Being a leader means something
Don’t ask…let alone demand…to be a leader if you’re not ready for what that means.
That means you are an example to others.
That means that when there are “voluntary” meetings, you should be there. That means that when you have the opportunity to hurt or help your team members by the course of action you choose to take, you always choose “help”. You don’t vanish and make yourself inaccessible. You don’t refuse to have conversations about your future at the company.
That means that when crunch time hits, you’re the first one to dive in.
You don’t expect others to do what you’re unwilling to do yourself.
“Do as I say, not as I do” might work great with your kids…for a few years at least…but the ones who look to you for leadership and guidance will tolerate it for about twelve seconds.
It’s the A hole.
Don’t be the A hole.
I really don’t need to explain that any further, do I?
The rules still apply to you
Yes, being a high performing individual tends to come along with some perks.
But remember…don’t be the A hole, and lead by example.
If you make a habit of “bending” (or even breaking) the rules, resentment will inevitably follow.
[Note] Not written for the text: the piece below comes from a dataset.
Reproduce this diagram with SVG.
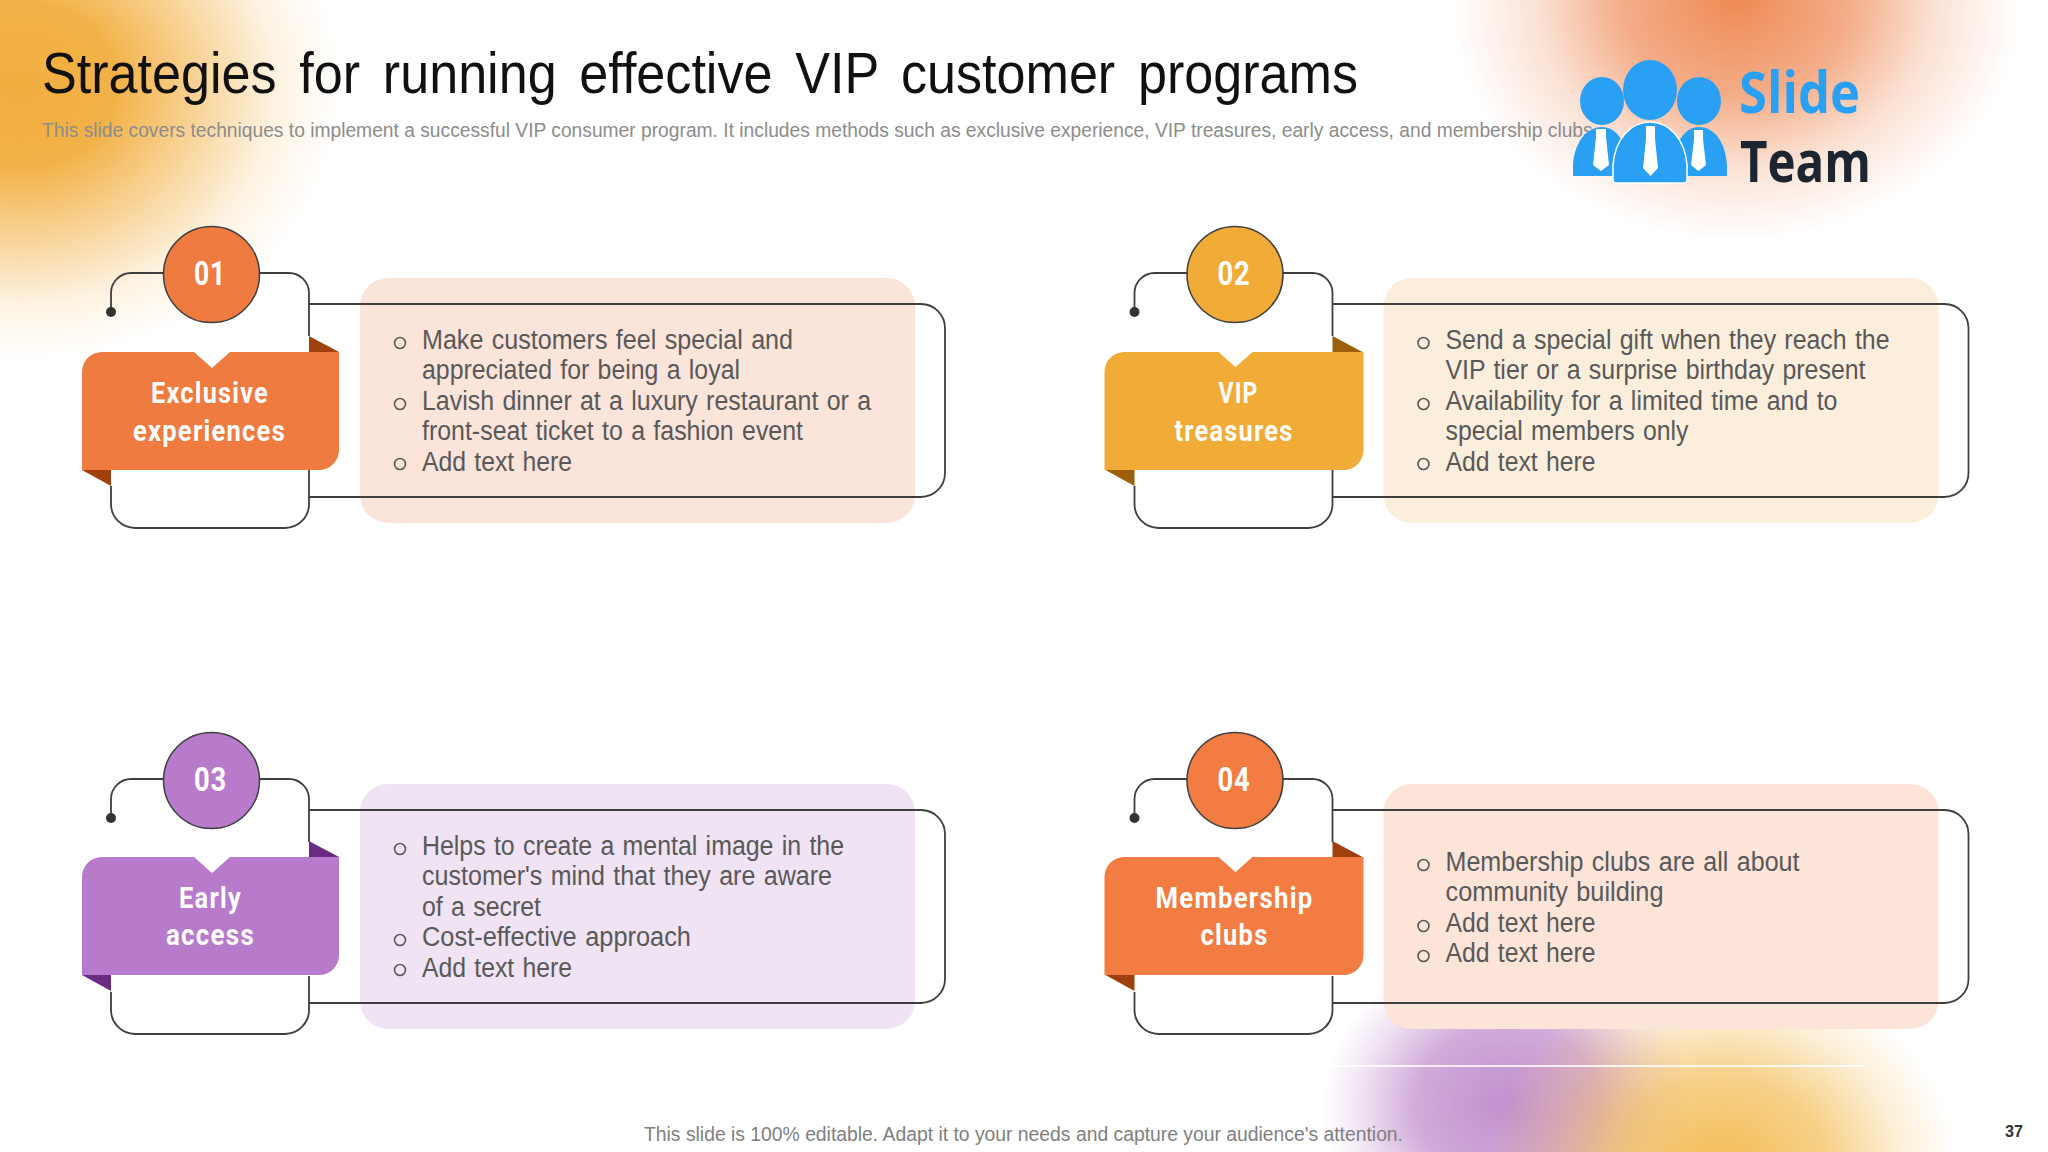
<svg xmlns="http://www.w3.org/2000/svg" width="2048" height="1152" viewBox="0 0 2048 1152">
<style>
.title{font:57px "Liberation Sans",Arial,sans-serif;fill:#111;word-spacing:9px}
.sub{font:20px "Liberation Sans",Arial,sans-serif;fill:#8c8c8c}
.foot{font:20px "Liberation Sans",Arial,sans-serif;fill:#7f7f7f}
.pg{font:bold 17px "Liberation Sans",Arial,sans-serif;fill:#333}
.body{font:27px "Liberation Sans",Arial,sans-serif;fill:#595959;word-spacing:1.5px}
.lab{font:bold 30px Roboto,"Liberation Sans",sans-serif;fill:#fff;letter-spacing:1.5px}
.num{font:bold 34px Roboto,"Liberation Sans",sans-serif;fill:#fff;letter-spacing:1px}
.bul{fill:none;stroke:#595959;stroke-width:1.6}
.ln{fill:none;stroke:#3f3f3f;stroke-width:1.8}
.logo{fill:#2AA0F5}
.tie{fill:#fff}
.lt{font:bold 58px "Open Sans","Noto Sans",sans-serif}
</style>
<defs>
<radialGradient id="gO"><stop offset="0" stop-color="#F2AE3F"/><stop offset=".3" stop-color="#F2AE3F" stop-opacity=".95"/><stop offset=".55" stop-color="#F2AE3F" stop-opacity=".55"/><stop offset=".8" stop-color="#F2AE3F" stop-opacity=".15"/><stop offset="1" stop-color="#F2AE3F" stop-opacity="0"/></radialGradient>
<radialGradient id="gR"><stop offset="0" stop-color="#EF8A55"/><stop offset=".4" stop-color="#EF8A55" stop-opacity=".7"/><stop offset=".7" stop-color="#EF8A55" stop-opacity=".25"/><stop offset="1" stop-color="#EF8A55" stop-opacity="0"/></radialGradient>
<radialGradient id="gP"><stop offset="0" stop-color="#C28FCE"/><stop offset=".5" stop-color="#C28FCE" stop-opacity=".75"/><stop offset=".8" stop-color="#C28FCE" stop-opacity=".25"/><stop offset="1" stop-color="#C28FCE" stop-opacity="0"/></radialGradient>
<radialGradient id="gY"><stop offset="0" stop-color="#F3BC55"/><stop offset=".45" stop-color="#F3BC55" stop-opacity=".7"/><stop offset=".75" stop-color="#F3BC55" stop-opacity=".25"/><stop offset="1" stop-color="#F3BC55" stop-opacity="0"/></radialGradient>
<marker id="dot" markerUnits="userSpaceOnUse" markerWidth="12" markerHeight="12" refX="6" refY="6"><circle cx="6" cy="6" r="5" fill="#333"/></marker>
<path id="lbl" d="M102 352H194L212 368L230 352H339V450A20 20 0 0 1 319 470H82V372A20 20 0 0 1 102 352Z"/>
<path id="fold" d="M309 336L339 352H309ZM82 470L111 486V470Z"/>
<path id="pnl" d="M388 278H887A28 28 0 0 1 915 306V495A28 28 0 0 1 887 523H388A28 28 0 0 1 360 495V306A28 28 0 0 1 388 278Z"/>
<g id="conn"><path marker-start="url(#dot)" d="M111 312V293A20 20 0 0 1 131 273H164"/><path d="M259 273H289A20 20 0 0 1 309 293V336M309 304H921A24 24 0 0 1 945 328V473A24 24 0 0 1 921 497H309M309 470V504A24 24 0 0 1 285 528H135A24 24 0 0 1 111 504V486"/></g>
</defs>
<rect width="2048" height="1152" fill="#fff"/>
<g id="background">
<ellipse cx="20" cy="85" rx="320" ry="275" fill="url(#gO)"/>
<ellipse cx="1736" cy="0" rx="285" ry="240" fill="url(#gR)"/>
<ellipse cx="1508" cy="1105" rx="185" ry="160" fill="url(#gP)"/>
<ellipse cx="1722" cy="1170" rx="235" ry="205" fill="url(#gY)"/>
<rect x="1325" y="1065" width="540" height="2" fill="#fff" opacity=".8"/>
</g>
<g id="header">
<text class="title" x="42" y="93" textLength="1316" lengthAdjust="spacingAndGlyphs">Strategies for running effective VIP customer programs</text>
<text class="sub" x="42" y="137" textLength="1556" lengthAdjust="spacingAndGlyphs">This slide covers techniques to implement a successful VIP consumer program. It includes methods such as exclusive experience, VIP treasures, early access, and membership clubs.</text>
</g>
<g id="logo">
<g class="logo">
<ellipse cx="1602" cy="101" rx="22" ry="24"/><ellipse cx="1699" cy="101" rx="22" ry="24"/>
<path d="M1573 176V165C1574 145 1585 127 1602 127C1617 127 1630 145 1631 176ZM1671 176C1672 145 1684 127 1699 127C1716 127 1726 145 1727 165V176Z"/>
<path d="M1613 180V165C1615 140 1630 122 1650 122C1670 122 1685 140 1687 165V180Q1687 183 1684 183H1616Q1613 183 1613 180Z" stroke="#fff" stroke-width="1.5"/>
<ellipse cx="1650" cy="90" rx="27" ry="30"/>
</g>
<path class="tie" d="M1596 129H1606V137L1609 165L1601 171L1593 165L1596 137ZM1646 126H1655V139L1658 168L1650.500 176L1643 168L1646 139ZM1694 130H1703V139L1706 165L1698.500 171L1691 165L1694 139Z"/>
<text class="lt" x="1739" y="113" fill="#2AA0F5" textLength="121" lengthAdjust="spacingAndGlyphs">Slide</text>
<text class="lt" x="1740" y="182" fill="#1C2530" textLength="131" lengthAdjust="spacingAndGlyphs">Team</text>
</g>

<g id="node-01">
<use href="#pnl" fill="#FBE4DA"/><use href="#fold" fill="#A0410D"/><use href="#lbl" fill="#EF7B41"/>
<circle cx="211.500" cy="274.500" r="48" fill="#EF7B41" stroke="#3f3f3f" stroke-width="1.5"/>
<text class="num" x="194" y="285" textLength="32" lengthAdjust="spacingAndGlyphs">01</text>
<text class="lab" x="151" y="403" textLength="118" lengthAdjust="spacingAndGlyphs">Exclusive</text>
<text class="lab" x="133" y="441" textLength="153" lengthAdjust="spacingAndGlyphs">experiences</text>
<circle class="bul" cx="400" cy="343" r="5.500"/><circle class="bul" cx="400" cy="404" r="5.500"/><circle class="bul" cx="400" cy="464" r="5.500"/>
<text class="body" x="422" y="349" textLength="371" lengthAdjust="spacingAndGlyphs">Make customers feel special and</text>
<text class="body" x="422" y="379" textLength="318" lengthAdjust="spacingAndGlyphs">appreciated for being a loyal</text>
<text class="body" x="422" y="410" textLength="449" lengthAdjust="spacingAndGlyphs">Lavish dinner at a luxury restaurant or a</text>
<text class="body" x="422" y="440" textLength="381" lengthAdjust="spacingAndGlyphs">front-seat ticket to a fashion event</text>
<text class="body" x="422" y="471" textLength="150" lengthAdjust="spacingAndGlyphs">Add text here</text>
</g>

<g id="node-02" transform="translate(1023.500 0)">
<use href="#pnl" fill="#FCEEDC"/><use href="#fold" fill="#9C5F0A"/><use href="#lbl" fill="#F1AB37" transform="translate(-1 0)"/><use href="#lbl" fill="#F1AB37" transform="translate(1 0)"/>
<circle cx="211.500" cy="274.500" r="48" fill="#F1AB37" stroke="#3f3f3f" stroke-width="1.5"/>
<text class="num" x="194" y="285" textLength="33" lengthAdjust="spacingAndGlyphs">02</text>
<text class="lab" x="195" y="403" textLength="40" lengthAdjust="spacingAndGlyphs">VIP</text>
<text class="lab" x="151" y="441" textLength="119" lengthAdjust="spacingAndGlyphs">treasures</text>
<circle class="bul" cx="400" cy="343" r="5.500"/><circle class="bul" cx="400" cy="404" r="5.500"/><circle class="bul" cx="400" cy="464" r="5.500"/>
<text class="body" x="422" y="349" textLength="444" lengthAdjust="spacingAndGlyphs">Send a special gift when they reach the</text>
<text class="body" x="422" y="379" textLength="420" lengthAdjust="spacingAndGlyphs">VIP tier or a surprise birthday present</text>
<text class="body" x="422" y="410" textLength="392" lengthAdjust="spacingAndGlyphs">Availability for a limited time and to</text>
<text class="body" x="422" y="440" textLength="243" lengthAdjust="spacingAndGlyphs">special members only</text>
<text class="body" x="422" y="471" textLength="150" lengthAdjust="spacingAndGlyphs">Add text here</text>
</g>

<g id="node-03" transform="translate(0 506)">
<use href="#pnl" fill="#F0E3F4"/><use href="#fold" fill="#6A2C82" transform="translate(0 -1)"/><use href="#lbl" fill="#B87ACB" transform="translate(0 -1)"/>
<circle cx="211.500" cy="274.500" r="48" fill="#B87ACB" stroke="#3f3f3f" stroke-width="1.5"/>
<text class="num" x="194" y="285" textLength="33" lengthAdjust="spacingAndGlyphs">03</text>
<text class="lab" x="179" y="402" textLength="63" lengthAdjust="spacingAndGlyphs">Early</text>
<text class="lab" x="166" y="439" textLength="89" lengthAdjust="spacingAndGlyphs">access</text>
<circle class="bul" cx="400" cy="343" r="5.500"/><circle class="bul" cx="400" cy="434" r="5.500"/><circle class="bul" cx="400" cy="464" r="5.500"/>
<text class="body" x="422" y="349" textLength="422" lengthAdjust="spacingAndGlyphs">Helps to create a mental image in the</text>
<text class="body" x="422" y="379" textLength="410" lengthAdjust="spacingAndGlyphs">customer's mind that they are aware</text>
<text class="body" x="422" y="410" textLength="119" lengthAdjust="spacingAndGlyphs">of a secret</text>
<text class="body" x="422" y="440" textLength="269" lengthAdjust="spacingAndGlyphs">Cost-effective approach</text>
<text class="body" x="422" y="471" textLength="150" lengthAdjust="spacingAndGlyphs">Add text here</text>
</g>

<g id="node-04" transform="translate(1023.500 506)">
<use href="#pnl" fill="#FCE4D9"/><use href="#fold" fill="#A0410D" transform="translate(0 -1)"/><use href="#lbl" fill="#F27C41" transform="translate(-1 -1)"/><use href="#lbl" fill="#F27C41" transform="translate(1 -1)"/>
<circle cx="211.500" cy="274.500" r="48" fill="#F27C41" stroke="#3f3f3f" stroke-width="1.5"/>
<text class="num" x="194" y="285" textLength="33" lengthAdjust="spacingAndGlyphs">04</text>
<text class="lab" x="132" y="402" textLength="158" lengthAdjust="spacingAndGlyphs">Membership</text>
<text class="lab" x="177" y="439" textLength="68" lengthAdjust="spacingAndGlyphs">clubs</text>
<circle class="bul" cx="400" cy="359" r="5.500"/><circle class="bul" cx="400" cy="420" r="5.500"/><circle class="bul" cx="400" cy="450" r="5.500"/>
<text class="body" x="422" y="365" textLength="354" lengthAdjust="spacingAndGlyphs">Membership clubs are all about</text>
<text class="body" x="422" y="395" textLength="218" lengthAdjust="spacingAndGlyphs">community building</text>
<text class="body" x="422" y="426" textLength="150" lengthAdjust="spacingAndGlyphs">Add text here</text>
<text class="body" x="422" y="456" textLength="150" lengthAdjust="spacingAndGlyphs">Add text here</text>
</g>

<g id="connectors" class="ln">
<use id="c1" href="#conn"/>
<use id="c2" href="#conn" transform="translate(1023.500 0)"/>
<use id="c3" href="#conn" transform="translate(0 506)"/>
<use id="c4" href="#conn" transform="translate(1023.500 506)"/>
</g>

<g id="footer">
<text class="foot" x="644" y="1141" textLength="759" lengthAdjust="spacingAndGlyphs">This slide is 100% editable. Adapt it to your needs and capture your audience's attention.</text>
<text class="pg" x="2005" y="1137" textLength="18" lengthAdjust="spacingAndGlyphs">37</text>
</g>
</svg>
People will start to assume that you’re going to be late…even if you weren’t that day. They’ll just assume that you’re screwing off at a three hour lunch…even when you’re really at a client location busting your ass.
So just…don’t. Don’t be that guy.
And yeah, we hardly ever call anyone out by name with this kind of entry…but what are the odds that Suh’s going to show up at one of our events?
If he does, I’ll be hiding behind Bob.